Zonde was correct, he was simply assuming we knew which Type. You are correct that the Type can be relevant. I always use Type I in my examples because it makes it easier to follow when you assume both photons are of the same polarization.

A quick summary for those who are interested:

Type I generally produces entangled photon pairs that have identical polarization. It takes 2 PDC crystals - perpendicular to each other - to achieve this.

Type II generally produces entangled photon pairs that have perpendicular (crossed or orthogonal) polarization. It takes 1 PDC crystal to achieve this.

#### yuiop

Type I generally produces entangled photon pairs that have identical polarization. It takes 2 PDC crystals - perpendicular to each other - to achieve this.

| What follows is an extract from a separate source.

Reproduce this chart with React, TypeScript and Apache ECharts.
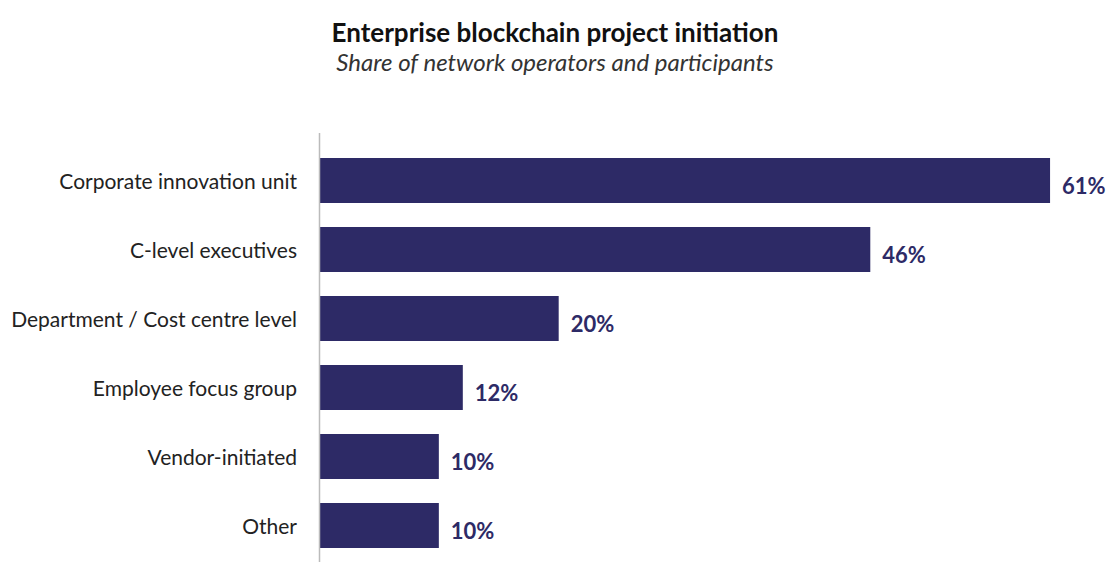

Type II generally produces entangled photon pairs that have perpendicular (crossed or orthogonal) polarization. It takes 1 PDC crystal to achieve this.
Thank you for the additional information DrC. Is it possible to covert a type II source into a type I source by using a 1/2 wave plate to invert the polarisation of one photon relative to the other, or would this interfere with the entanglement and cause de-coherence?

#### DrChinese

Gold Member
Thank you for the additional information DrC. Is it possible to covert a type II source into a type I source by using a 1/2 wave plate to invert the polarisation of one photon relative to the other, or would this interfere with the entanglement and cause de-coherence?
Yes, that works. The plate will normally not affect the entanglement. Such plates are used frequently in actual experiments for one reason or another.